Raise your girls, just like your boys, to stand up for themselves, think for themselves and own themselves.
Only organized religion could dream up something like this. I say get the 18 year old to a good attorney—have her and her dad enter into a contract. She can break the contract at any time without recourse (pun) and go about her life however she sees fit. Most young women of 18 have good sense. If they don’t let’s blame Dad. He didn’t start communicating with his daughter soon enough. Young women own their lives and should live accordingly.
Icky! VERY icky!
Duh - in this day and age, how do they KNOW the daughter’s pure?

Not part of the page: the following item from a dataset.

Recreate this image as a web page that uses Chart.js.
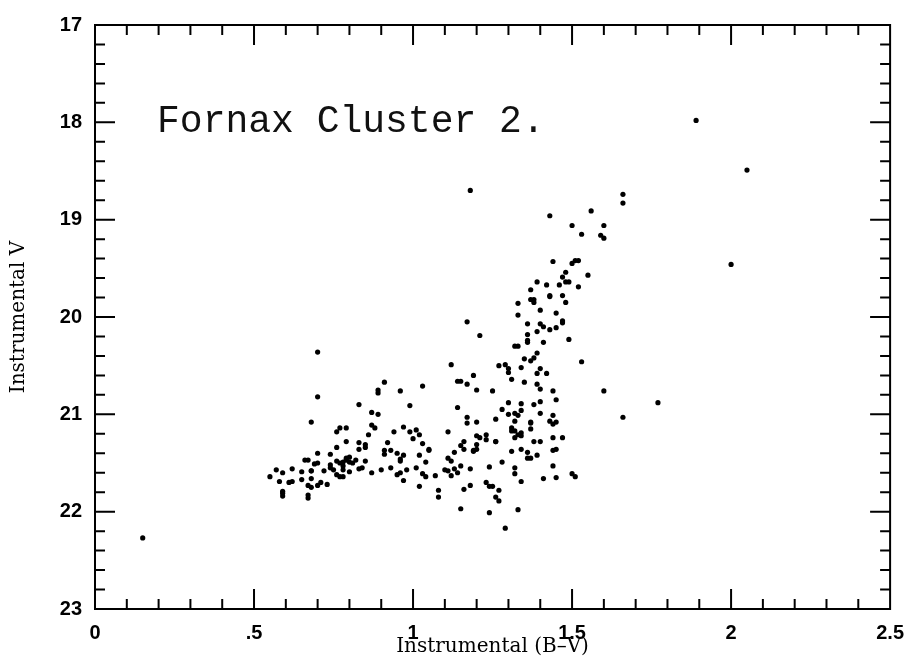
<!DOCTYPE html>
<html>
<head>
<meta charset="utf-8">
<script src="https://cdn.jsdelivr.net/npm/chart.js@4"></script>
<style>
  html, body { margin: 0; padding: 0; background: #fff; }
  #wrap { width: 916px; height: 658px; }
</style>
</head>
<body>
<div id="wrap"><canvas id="cmd" width="916" height="658"></canvas></div>
<script>
const plotLabel = "Fornax Cluster 2.";
const xAxisTitle = "Instrumental (B\u2013V)";
const yAxisTitle = "Instrumental V";
const xTickValues = [0, 0.5, 1, 1.5, 2, 2.5];
const xTickLabels = ["0", ".5", "1", "1.5", "2", "2.5"];
const yTickValues = [17, 18, 19, 20, 21, 22, 23];
const yTickLabels = ["17", "18", "19", "20", "21", "22", "23"];

// instrumental B-V colour of each star
const colorBV = [
  0.70, 0.70, 0.68, 0.91, 0.89, 0.89, 0.83, 0.87, 0.89, 0.87,
  0.88, 0.94, 0.76, 0.77, 0.79, 0.86, 0.79, 0.83, 0.85, 0.85,
  0.76, 0.83, 0.92, 0.91, 0.91, 0.93, 0.70, 0.74, 0.79, 0.80,
  0.66, 0.67, 0.70, 0.69, 0.76, 0.77, 0.78, 0.79, 0.80, 0.81,
  0.82, 0.85, 0.74, 0.74, 0.75, 0.78, 0.78, 0.83, 0.84, 0.80,
  0.72, 0.68, 0.68, 0.65, 0.62, 0.59, 0.57, 0.55, 0.58, 0.61,
  0.62, 0.65, 0.68, 0.76, 0.77, 0.78, 0.87, 0.90, 0.93, 0.95,
  0.67, 0.68, 0.70, 0.71, 0.73, 0.59, 0.59, 0.59, 0.67, 0.67,
  1.03, 0.96, 0.99, 1.14, 1.17, 1.17, 1.20, 1.26, 1.28, 1.30,
  1.30, 1.34, 1.34, 1.32, 1.33, 1.38, 1.32, 1.31, 1.31, 1.32,
  1.33, 1.32, 1.34, 1.34, 1.37, 1.37, 1.37, 1.38, 0.97, 0.99,
  1.01, 1.02, 1.00, 1.11, 1.03, 1.05, 1.05, 0.95, 0.97, 0.96,
  0.96, 1.02, 1.04, 0.98, 0.96, 1.01, 1.03, 1.04, 1.07, 0.97,
  1.02, 1.08, 1.08, 1.16, 1.15, 1.16, 1.13, 1.19, 1.19, 1.20,
  1.20, 1.20, 1.21, 1.23, 1.23, 1.26, 1.26, 1.11, 1.12, 1.10,
  1.11, 1.13, 1.14, 1.12, 1.15, 1.18, 1.24, 1.28, 1.31, 1.34,
  1.36, 1.36, 1.37, 1.32, 1.32, 1.34, 1.23, 1.24, 1.25, 1.27,
  1.26, 1.27, 1.18, 1.16, 1.15, 1.24, 1.33, 1.29,
  1.18, 1.43, 1.56, 1.50, 1.53, 1.44, 1.50, 1.51, 1.52, 1.48,
  1.47, 1.48, 1.49, 1.55, 1.46, 1.52, 1.39, 1.42, 1.37, 1.43,
  1.43, 1.47, 1.37, 1.38, 1.38, 1.48, 1.40, 1.33, 1.33, 1.45,
  1.36, 1.40, 1.41, 1.43, 1.39, 1.45, 1.47, 1.47, 1.17, 1.21,
  1.36, 1.36, 1.36, 1.41, 1.49, 1.32, 1.33, 1.39, 1.38, 1.35,
  1.37, 1.53, 1.12, 1.27, 1.29, 1.30, 1.30, 1.34, 1.40, 1.39,
  1.42, 1.19, 1.14, 1.15, 1.17, 1.31, 1.35, 1.39, 1.20, 1.25,
  1.40, 1.44, 1.45, 1.40, 1.40, 1.44, 1.43, 1.44, 1.45, 1.40,
  1.44, 1.47, 1.39, 1.44, 1.45, 1.44, 1.41, 1.45, 1.50, 1.51,
  2.05, 1.66, 1.66, 1.60, 1.59, 1.60, 2.00, 1.60, 1.77, 1.66, 1.89, 0.15
];

// instrumental V magnitude, same order
const magV = [
  20.36, 20.82, 21.08, 20.67, 20.75, 20.78, 20.90, 20.98, 21.00, 21.11,
  21.14, 21.18, 21.18, 21.14, 21.14, 21.21, 21.28, 21.29, 21.31, 21.34,
  21.34, 21.36, 21.29, 21.41, 21.37, 21.37, 21.40, 21.41, 21.45, 21.44,
  21.47, 21.47, 21.50, 21.51, 21.48, 21.50, 21.49, 21.47, 21.49, 21.50,
  21.47, 21.48, 21.52, 21.55, 21.57, 21.53, 21.57, 21.56, 21.55, 21.59,
  21.58, 21.58, 21.58, 21.59, 21.56, 21.60, 21.57, 21.64, 21.69, 21.70,
  21.69, 21.67, 21.66, 21.62, 21.64, 21.64, 21.60, 21.57, 21.55, 21.62,
  21.73, 21.75, 21.73, 21.70, 21.72, 21.79, 21.81, 21.84, 21.83, 21.86,
  20.71, 20.76, 20.91, 20.93, 21.03, 21.09, 21.08, 21.05, 20.95, 20.88,
  21.00, 20.89, 20.96, 20.99, 21.01, 20.90, 21.07, 21.14, 21.17, 21.17,
  21.21, 21.24, 21.19, 21.22, 21.09, 21.08, 21.15, 21.28, 21.13, 21.18,
  21.16, 21.21, 21.25, 21.18, 21.30, 21.36, 21.37, 21.40, 21.42, 21.46,
  21.48, 21.42, 21.49, 21.57, 21.60, 21.55, 21.61, 21.64, 21.63, 21.68,
  21.74, 21.78, 21.85, 21.28, 21.32, 21.36, 21.39, 21.37, 21.38, 21.36,
  21.31, 21.22, 21.24, 21.26, 21.21, 21.28, 21.28, 21.45, 21.48, 21.57,
  21.58, 21.56, 21.60, 21.63, 21.53, 21.56, 21.54, 21.49, 21.38, 21.36,
  21.39, 21.45, 21.45, 21.55, 21.61, 21.69, 21.70, 21.74, 21.74, 21.78,
  21.85, 21.89, 21.73, 21.77, 21.97, 22.01, 21.98, 22.17,
  18.70, 18.96, 18.91, 19.06, 19.15, 19.43, 19.45, 19.42, 19.42, 19.54,
  19.59, 19.64, 19.64, 19.57, 19.67, 19.69, 19.64, 19.67, 19.72, 19.78,
  19.79, 19.78, 19.82, 19.82, 19.85, 19.85, 19.93, 19.86, 19.98, 19.96,
  20.07, 20.07, 20.10, 20.13, 20.15, 20.11, 20.06, 20.04, 20.05, 20.19,
  20.18, 20.24, 20.26, 20.26, 20.23, 20.30, 20.30, 20.37, 20.42, 20.43,
  20.45, 20.46, 20.49, 20.50, 20.49, 20.53, 20.57, 20.52, 20.53, 20.58,
  20.58, 20.60, 20.66, 20.66, 20.69, 20.64, 20.67, 20.69, 20.75, 20.76,
  20.74, 20.76, 20.85, 20.87, 20.99, 21.01, 21.07, 21.10, 21.08, 21.28,
  21.24, 21.24, 21.42, 21.37, 21.36, 21.53, 21.66, 21.65, 21.61, 21.64,
  18.49, 18.74, 18.83, 19.06, 19.16, 19.19, 19.46, 20.76, 20.88, 21.03, 17.98, 22.27
];

const points = colorBV.map((bv, i) => ({ x: bv, y: magV[i] }));

// frame with inward tick marks on all four sides, plus the label inside the plot
const frameTicks = {
  id: 'frameTicks',
  afterDraw(chart) {
    const { ctx, chartArea: a, scales: { x, y } } = chart;
    ctx.save();
    ctx.strokeStyle = '#000';
    ctx.lineWidth = 2;
    ctx.strokeRect(a.left, a.top, a.right - a.left, a.bottom - a.top);
    ctx.beginPath();
    for (let i = 1; i < 25; i++) {
      const px = x.getPixelForValue(i * 0.1);
      const len = i % 5 === 0 ? 20 : 10;
      ctx.moveTo(px, a.bottom); ctx.lineTo(px, a.bottom - len);
      ctx.moveTo(px, a.top); ctx.lineTo(px, a.top + len);
    }
    for (let i = 1; i < 30; i++) {
      const py = y.getPixelForValue(17 + i * 0.2);
      const len = i % 5 === 0 ? 20 : 10;
      ctx.moveTo(a.left, py); ctx.lineTo(a.left + len, py);
      ctx.moveTo(a.right, py); ctx.lineTo(a.right - len, py);
    }
    ctx.stroke();

    ctx.fillStyle = '#111';
    ctx.font = '38px "Liberation Mono"';
    ctx.textBaseline = 'alphabetic';
    ctx.fillText(plotLabel, x.getPixelForValue(0.195), y.getPixelForValue(18.1));
    ctx.restore();
  }
};

const tickFont = { family: 'Liberation Sans', weight: 'bold', size: 20 };
const titleFont = { family: 'DejaVu Serif', size: 20 };

new Chart(document.getElementById('cmd'), {
  type: 'scatter',
  data: {
    datasets: [{
      data: points,
      backgroundColor: '#000',
      borderWidth: 0,
      pointRadius: 2.6,
      pointHoverRadius: 2.6
    }]
  },
  options: {
    responsive: false,
    animation: false,
    layout: { padding: { top: 20, right: 16, left: 0, bottom: 0 } },
    plugins: { legend: { display: false }, tooltip: { enabled: false } },
    scales: {
      x: {
        type: 'linear', min: 0, max: 2.5,
        afterBuildTicks: s => { s.ticks = xTickValues.map(v => ({ value: v })); },
        afterFit: s => { s.height = 49; },
        grid: { display: false, drawTicks: false },
        border: { display: false },
        ticks: {
          color: '#000', font: tickFont, padding: 12, maxRotation: 0, autoSkip: false,
          callback: v => xTickLabels[xTickValues.indexOf(v)]
        },
        title: { display: true, text: xAxisTitle, color: '#000', font: titleFont, padding: { top: 0, bottom: -1 } }
      },
      y: {
        type: 'linear', min: 17, max: 23, reverse: true,
        afterBuildTicks: s => { s.ticks = yTickValues.map(v => ({ value: v })); },
        afterFit: s => { s.width = 95; },
        grid: { display: false, drawTicks: false },
        border: { display: false },
        ticks: {
          color: '#000', font: tickFont, padding: 13, autoSkip: false,
          callback: v => yTickLabels[yTickValues.indexOf(v)]
        },
        title: { display: true, text: yAxisTitle, color: '#000', font: titleFont, padding: { top: 7, bottom: 0 } }
      }
    }
  },
  plugins: [frameTicks]
});
</script>
</body>
</html>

What’s also very creepy to me on so many levels is the Mexican quinceañera [celebration for 15 year old girls - their “coming of age”]. They wear a gown very similar to a wedding dress, have a full court of people resembling a wedding party. There’s even a male escort for her. To me it is like announcing she’s ready for child-bearing. Distasteful. Not to mention the dreamy ideas the fifteen year-olds must get from all this. One wonders if the quinceañera party fosters a false sense of being an adult and contributes to early sexual activity.
Whatever happened to keeping sexual experience [or lack of] private and celebrating teenage birthdays with a pool party?
I think it’s right up there with the purity ring the daddy’s give their girls…creepy. To think they can control their daughters actions/emotions…basically guilting them into it.
The idea of a father-daughter “purity ball” really grosses me out. I find it not only disgusting and sexist but I doubt VERY much this does anything to keep a girl from having sex before marriage. I would have absolutely died of embarrassment if I had to go to something like this with my Dad… it even makes me cringe to think about it! You know what… let dad take to a few baseball games, or fishing or some other activity on a regular basis from the time she is very young, to get to know her and develop a bond, and in the long run it may just help boost her self esteem enough to aid her in making good decisions when the time comes.
Is there a ball for girls who don’t HAVE fathers…or perhaps girls who aren’t ALLOWED to get married in this country?
God this whole “abstinence” craze is getting beyond ridiculous. This society is so out of touch with reality.
I have included my father in all aspects of my adult life except sex. Not discussed, mentioned, thought about or joked about. It is just plain weird.
What about a father - son purity ritual of some sort. I’ve run into too many fathers that still have that old macho attitude about it being okay for their boys (wink, wink) but not so for their pious little girls. I always tell them to teach their sons to respect women in the same way they are supposedly taught to respect their sister and mom, and then we’ll do some talking about going out with my daughter!